Parker v. St. Johns County and Estuaries Property, DOAH Case No. 02-2658, DCA Final Order No. DCA03-GM-012.

     At issue in this small scale amendment case was a Future Land Use Map change for a 9.99 acre parcel located in the Coastal High Hazard Area (CHHA).  The amendment would allow an increase in residential density from a range between .4 to 1 unit per acre to a range between 4 to 8 units per acre.  The ALJ’s recommended order and the Department’s final order found the amendment to be found “in compliance.”

     In concluding that the amendment qualified to use the small scale procedure, the ALJ rejected the Petitioner’s argument that the property’s pro rata share of off-site utilities should be added to the parcel’s size for purposes of determining whether the amendment “involves a use of 10 acres or fewer.”  The Department agreed with this ruling and added that the focus of the amendment should be limited to the property that is the subject of the FLUM change.    

     In evaluating the Petitioner’s claim that the amendment was internally inconsistent with a plan policy that prohibited increasing residential density with in the CHHA, the ALJ found that he was legally bound to accept a circuit judge’s approval of a settlement agreement that established vested rights for the property owner, which allowed more residential development than the FLUM previously allowed.  Exceptions to this legal conclusion were rejected by the Department as they involved a legal interpretation outside of the Department’s substantive jurisdiction.  Site specific data and analysis compiled for purposes of development approval was accepted by the ALJ and the Department as support data and analysis for the amendment.   The time to file an appeal has not expired.    

Brevard County v. Department of Community Affairs & City of Palm Bay,DOAH Case Nos. 00-1956 & 02-1391, DCA  Final Order No. DCA03-GM-13A.

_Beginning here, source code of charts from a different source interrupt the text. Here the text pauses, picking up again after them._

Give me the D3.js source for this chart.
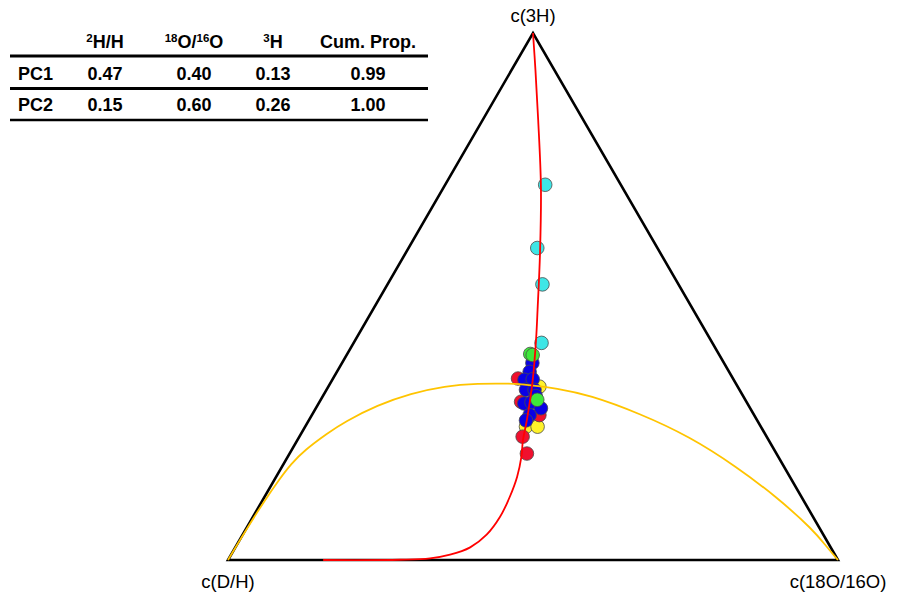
<!DOCTYPE html>
<html>
<head>
<meta charset="utf-8">
<script src="https://cdn.jsdelivr.net/npm/d3@7"></script>
<style>
  html, body { margin: 0; padding: 0; background: #fff; }
  svg { display: block; font-family: "Liberation Sans", Arial, sans-serif; }
</style>
</head>
<body>
<svg id="chart" width="898" height="593"></svg>
<script>
// ---- Data: compositions [D/H, 18O/16O, 3H] ----
const vertexLabels = ["c(D/H)", "c(18O/16O)", "c(3H)"];

const cyanPts = [[0.124,0.164,0.712],[0.197,0.211,0.592],[0.223,0.254,0.523],[0.280,0.308,0.412]];
const yellowPts = [[0.342,0.324,0.334],[0.325,0.346,0.329],[0.385,0.362,0.253],[0.366,0.381,0.253]];
const redPts = [[0.352,0.303,0.344],[0.369,0.330,0.300],[0.352,0.373,0.275],[0.400,0.366,0.234],[0.409,0.389,0.202]];
const bluePts = [[0.314,0.312,0.374],[0.327,0.316,0.357],[0.343,0.315,0.342],[0.329,0.328,0.343],[0.350,0.327,0.323],[0.336,0.341,0.323],[0.340,0.349,0.311],[0.366,0.337,0.297],[0.353,0.348,0.299],[0.343,0.369,0.288],[0.368,0.357,0.275],[0.379,0.356,0.265]];
const greenPts = [[0.309,0.300,0.391],[0.306,0.305,0.389],[0.341,0.355,0.304]];

// PC1 line (red) and PC2 line (yellow), as compositions
const pc1Line = [[0,0,1],[0.031,0.039,0.930],[0.074,0.091,0.835],[0.133,0.159,0.708],[0.197,0.220,0.583],[0.255,0.270,0.475],[0.286,0.296,0.418],[0.330,0.329,0.341],[0.377,0.357,0.266],[0.403,0.370,0.227],[0.421,0.383,0.196],[0.447,0.395,0.158],[0.478,0.402,0.120],[0.513,0.405,0.082],[0.552,0.400,0.048],[0.591,0.385,0.024],[0.631,0.359,0.010],[0.668,0.330,0.003],[0.718,0.282,0.0005],[0.844,0.156,0.0]];
const pc2Line = [[1,0,0],[0.942,0.001,0.057],[0.8825,0.0036,0.1139],[0.8408,0.0074,0.1518],[0.8058,0.012,0.1822],[0.7698,0.0215,0.2087],[0.7159,0.0431,0.241],[0.678,0.060,0.262],[0.608,0.098,0.294],[0.542,0.142,0.316],[0.480,0.190,0.330],[0.423,0.242,0.335],[0.369,0.296,0.335],[0.339,0.329,0.332],[0.299,0.375,0.326],[0.251,0.436,0.313],[0.186,0.536,0.278],[0.126,0.640,0.234],[0.078,0.745,0.177],[0.041,0.839,0.120],[0.012,0.931,0.057],[0.006,0.969,0.025],[0,1,0]];

// Table
const tableCols = [[{t:"2",s:1},{t:"H/H"}],[{t:"18",s:1},{t:"O/"},{t:"16",s:1},{t:"O"}],[{t:"3",s:1},{t:"H"}],[{t:"Cum. Prop."}]];
const rowNames = ["PC1","PC2"];
const rowValues = [["0.47","0.40","0.13","0.99"],["0.15","0.60","0.26","1.00"]];

const groups = [
  {pts: yellowPts, color: "#fff22a"},
  {pts: redPts, color: "#f0102e"},
  {pts: bluePts, color: "#0a00e6"},
  {pts: greenPts, color: "#3ee83a"},
  {pts: cyanPts, color: "#3ee6e6"}
];

// ---- Drawing ----
const svg = d3.select("#chart");
const xS = d3.scaleLinear().domain([0,1]).range([228,838]);
const yS = d3.scaleLinear().domain([0,1]).range([560,33]);
function proj(p){
  const s = p[0]+p[1]+p[2];
  const b = p[1]/s, c = p[2]/s;
  return [xS(b + c/2), yS(c)];
}

// triangle
const verts = [[1,0,0],[0,1,0],[0,0,1]];
svg.append("path")
  .attr("d", d3.line()(verts.map(proj)) + "Z")
  .attr("fill","none").attr("stroke","#000").attr("stroke-width",2.6)
  .attr("stroke-linejoin","miter");

// points
groups.forEach(g => {
  svg.append("g").selectAll("circle").data(g.pts).join("circle")
    .attr("cx", d => proj(d)[0]).attr("cy", d => proj(d)[1])
    .attr("r", 6.8).attr("fill", g.color)
    .attr("stroke","#4a4a4a").attr("stroke-width",0.8);
});

const lineCR = d3.line().x(d => proj(d)[0]).y(d => proj(d)[1]).curve(d3.curveCatmullRom.alpha(0.5));
const lineB = d3.line().x(d => proj(d)[0]).y(d => proj(d)[1]).curve(d3.curveBasis);
svg.append("path").attr("d", lineB(pc2Line)).attr("fill","none").attr("stroke","#ffc400").attr("stroke-width",1.8);
svg.append("path").attr("d", lineCR(pc1Line)).attr("fill","none").attr("stroke","#ff0000").attr("stroke-width",1.8);

// vertex labels
const lblPos = [[0,28],[0,28],[0,-11]];
verts.forEach((v,i) => {
  const [x,y] = proj(v);
  svg.append("text").attr("x", x + lblPos[i][0]).attr("y", y + lblPos[i][1])
    .attr("text-anchor","middle").attr("font-size",18.5).attr("fill","#000")
    .text(vertexLabels[i]);
});

// table
const colX = [105, 194, 273, 368];
const headY = 48, rowY = [80, 111];
const fs = 18;
const tbl = svg.append("g").attr("font-weight","bold").attr("fill","#000");
tableCols.forEach((parts,i) => {
  const t = tbl.append("text").attr("x", colX[i]).attr("y", headY)
    .attr("text-anchor","middle").attr("font-size",fs);
  let acc = 0;
  parts.forEach(p => {
    const ts = t.append("tspan").text(p.t);
    if (p.s) { ts.attr("font-size",11.5).attr("dy", -6 - acc); acc = -6; }
    else { ts.attr("dy", 0 - acc); acc = 0; }
  });
});
rowNames.forEach((r,j) => {
  tbl.append("text").attr("x",18).attr("y",rowY[j]).attr("font-size",fs).text(r);
  rowValues[j].forEach((v,i) => {
    tbl.append("text").attr("x",colX[i]).attr("y",rowY[j]).attr("text-anchor","middle")
      .attr("font-size",fs).text(v);
  });
});
[56, 88.5, 120].forEach((y,k) => {
  svg.append("line").attr("x1",10).attr("x2",428).attr("y1",y).attr("y2",y)
    .attr("stroke","#000").attr("stroke-width", k===2 ? 2.4 : 3);
});
</script>
</body>
</html>
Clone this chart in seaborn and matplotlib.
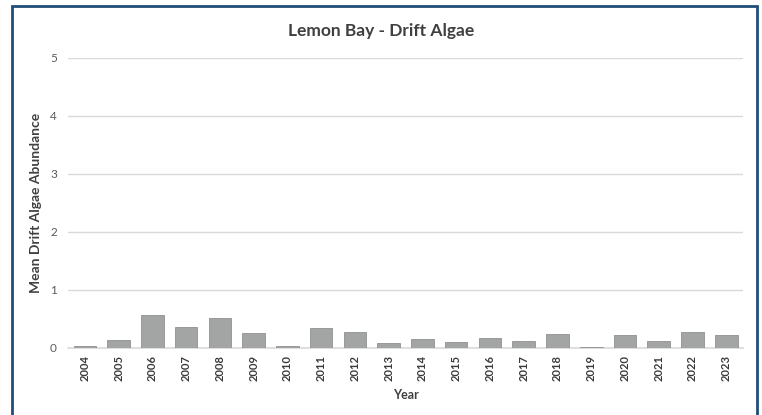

    The City of Palm Bay annexed from Brevard County two parcels on separate quadrants of the same intersection.  The City subsequently changed the land use designation on each of the parcels from County Residential to City Commercial.  One of the parcels is slightly over one acre and, accordingly, the future land use map amendment for that parcel qualified as a “small scale” under Section 163.3187, Florida Statutes.  The other parcel is just under twenty acres, and the future land use map amendment for that land was processed as a normal amendment under Section 163.3184, Florida Statutes.

     The County challenged both amendments, and alleged that they constituted urban sprawl, were not compatible with the surrounding residential neighborhood, were not supported by a demonstration of need, and would cause an undue strain on County-provided infrastructure.  The County also asserted that the amendments should be found not in compliance because they were considered by the local planning agency prior to being annexed into the City.

     After a two-day final hearing, Administrative Law Judge Johnston entered a Recommended Order rejected the County’s claims on all counts.  On February 25, 2003, the Department entered its Final Order and determined the plan amendments to be in compliance.  As of this writing, no notice of appeal has been filed.  The time for doing so has not expired.